The Voice Interaction function lets you operate the TV with your voice. It makes it possible to switch from a broadcast screen to my Home Screen, or to search the web, without complicated operation. Here, we discuss this next-generation user's interface (UI) with the engineers who developed it.
To begin with, what is Voice Interaction?
Yokohagi: As its name suggests, it's a function that lets you operate the TV with your voice.The user simply says a command word or a search word into the special Touch Pad Controller or a smartphone.* It's a very simple and convenient operating style.
* "TV Remote 2" must be installed for smartphone use.
- Content Search
- Text Input
- Moving Around the Web and Verbally Reading Out Text
- Conventional Operations Are Also Possible.
(Direct Operation of Volume Up/Down, Channel Change, Etc.)

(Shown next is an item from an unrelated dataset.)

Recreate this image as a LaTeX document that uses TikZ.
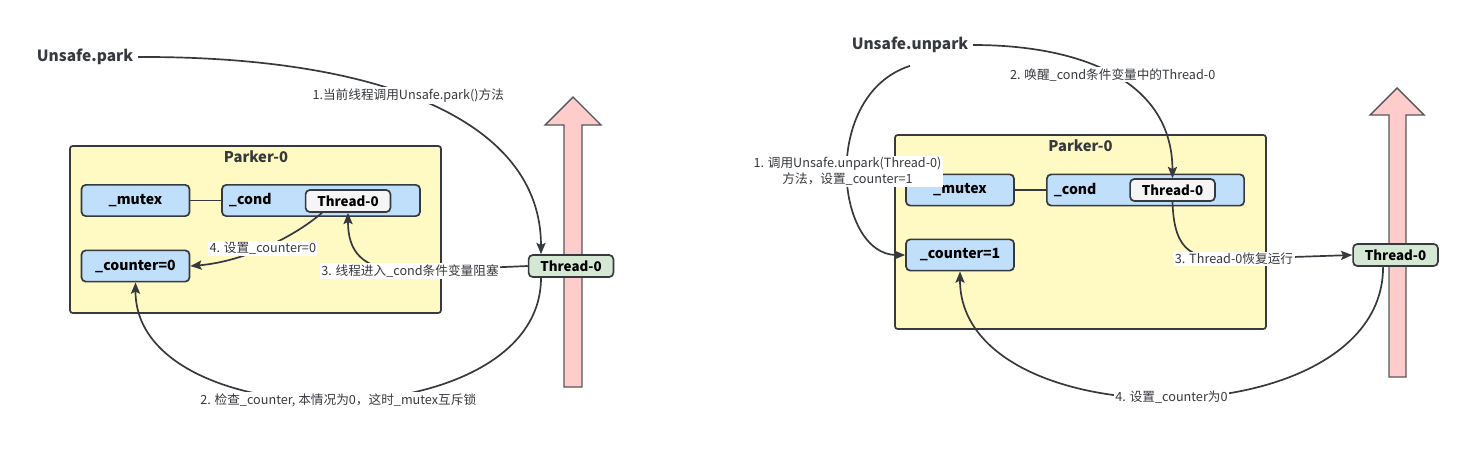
\documentclass[tikz,border=0pt]{standalone}
\usepackage{fontspec}
\setmainfont{Noto Sans CJK SC}
\usetikzlibrary{arrows.meta, calc}
\definecolor{boxblue}{RGB}{191,223,250}
\definecolor{parkeryellow}{RGB}{255,249,196}
\definecolor{threadgreen}{RGB}{213,232,212}
\definecolor{threadgray}{RGB}{245,245,245}
\definecolor{stackpink}{RGB}{255,204,204}
\definecolor{edgegray}{RGB}{54,57,61}

\begin{document}
\begin{tikzpicture}[x=0.025cm, y=-0.025cm,
  title/.style={font=\bfseries\fontsize{11}{13}\selectfont, text=edgegray},
  parker/.style={draw=edgegray, fill=parkeryellow, rounded corners=2pt, line width=1.2pt,
                 minimum width=9.275cm},
  field/.style={draw=edgegray, fill=boxblue, rounded corners=3pt, line width=1.2pt,
                minimum width=2.7cm, minimum height=0.78cm, font=\bfseries\fontsize{10}{12}\selectfont},
  thread/.style={draw=edgegray, rounded corners=3pt, line width=1.2pt, minimum width=2.12cm,
                 minimum height=0.55cm, inner sep=1pt, font=\bfseries\fontsize{9.5}{11}\selectfont},
  stack/.style={draw=edgegray!85, fill=stackpink, line width=1pt},
  lbl/.style={fill=white, inner sep=1pt, align=center, font=\fontsize{9}{11}\selectfont, text=edgegray},
  arr/.style={-{Stealth[length=8pt, width=6.5pt, inset=1.5pt]}, line width=1.2pt, edgegray}
]
\useasboundingbox (0,0) rectangle (1464,469);

% left: Unsafe.park
\draw[stack] (564,387) -- (564,125) -- (545,125) -- (573,97) -- (601,125) -- (582,125) -- (582,387) -- cycle;
\node[title] (park) at (85,57) {Unsafe.park};
\node[parker, minimum height=4.175cm] (pk1) at (255.5,229.5) {};
\node[title, font=\bfseries\fontsize{10.5}{12}\selectfont] (pk1t) at (256,157) {Parker-0};
\node[field] (mutex1) at (135.5,200.5) {\_mutex};
\node[field, minimum width=4.95cm, text width=4.6cm, align=left] (cond1) at (321,200.5) {\_cond};
\node[thread, fill=threadgray] (thr1g) at (348,201) {Thread-0};
\node[field] (counter1) at (135.5,266) {\_counter=0};
\node[thread, fill=threadgreen] (thr1) at (571,266) {Thread-0};

\draw[line width=1.2pt, edgegray] (mutex1) -- (cond1);
\draw[arr] (park.east) .. controls (380,56) and (541,120) .. ([xshift=-0.75cm]thr1.north)
  node[lbl, pos=0.45] {1.当前线程调用Unsafe.park()方法};
\draw[arr] ([xshift=-0.75cm]thr1.south) .. controls (541,440) and (135.5,440) .. (counter1.south)
  node[lbl, pos=0.5] {2. 检查\_counter, 本情况为0，这时\_mutex互斥锁};
\draw[arr] (thr1.west) -- (410,271) node[lbl] {3. 线程进入\_cond条件变量阻塞}
  .. controls (360,271) and (348,250) .. (thr1g.south);
\draw[arr] ([xshift=-0.65cm]thr1g.south) .. controls (290,240) and (240,262) .. (counter1.east)
  node[lbl, pos=0.5] {4. 设置\_counter=0};

% right: Unsafe.unpark
\draw[stack] (1389,377) -- (1389,115) -- (1370,115) -- (1397,88) -- (1424,115) -- (1406,115) -- (1406,377) -- cycle;
\node[title] (unpark) at (910,45) {Unsafe.unpark};
\node[parker, minimum height=4.85cm] (pk2) at (1080.5,232) {};
\node[title, font=\bfseries\fontsize{10.5}{12}\selectfont] (pk2t) at (1080.5,146) {Parker-0};
\node[field] (mutex2) at (960,190) {\_mutex};
\node[field, minimum width=4.93cm, text width=4.58cm, align=left] (cond2) at (1145.5,190) {\_cond};
\node[thread, fill=threadgray] (thr2g) at (1172.5,190) {Thread-0};
\node[field] (counter2) at (960,255) {\_counter=1};
\node[thread, fill=threadgreen] (thr2) at (1395.5,255) {Thread-0};

\draw[line width=1.2pt, edgegray] (mutex2) -- (cond2);
\draw[arr] ([yshift=-0.2cm]unpark.south) .. controls (820,95) and (835,255) .. (counter2.west)
  node[lbl, pos=0.5] {1. 调用Unsafe.unpark(Thread-0)\\方法，设置\_counter=1};
\draw[arr] (unpark.east) .. controls (1080,45) and (1172,80) .. (thr2g.north)
  node[lbl, pos=0.5] {2. 唤醒\_cond条件变量中的Thread-0};
\draw[arr] (thr2g.south) .. controls (1174,255) and (1195,259) .. (1234,259)
  node[lbl] {3. Thread-0恢复运行} -- (thr2.west);
\draw[arr] ([xshift=-0.31cm]thr2.south) .. controls (1383,440) and (960,440) .. (counter2.south)
  node[lbl, pos=0.5] {4. 设置\_counter为0};
\end{tikzpicture}
\end{document}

What got you started in its development?
Yokohagi: It began with our Voice Guidance function for the Japanese market in 2010. The function would verbally tell the viewer things like the channel that was selected and the name of the TV program that was being viewed. It was developed to make using TV more convenient for visually impaired users.
Starting with the new 2013 models, we expanded this function to cover more than 20 languages. Around this time, we had meetings to consider our next-generation user's interface. The convenience of Voice Interaction was brought up at these meetings, and it was decided that, rather than simply offering Voice Guidance, we would propose an entirely new style of using TVs where ordinary users would also operate the TV by voice.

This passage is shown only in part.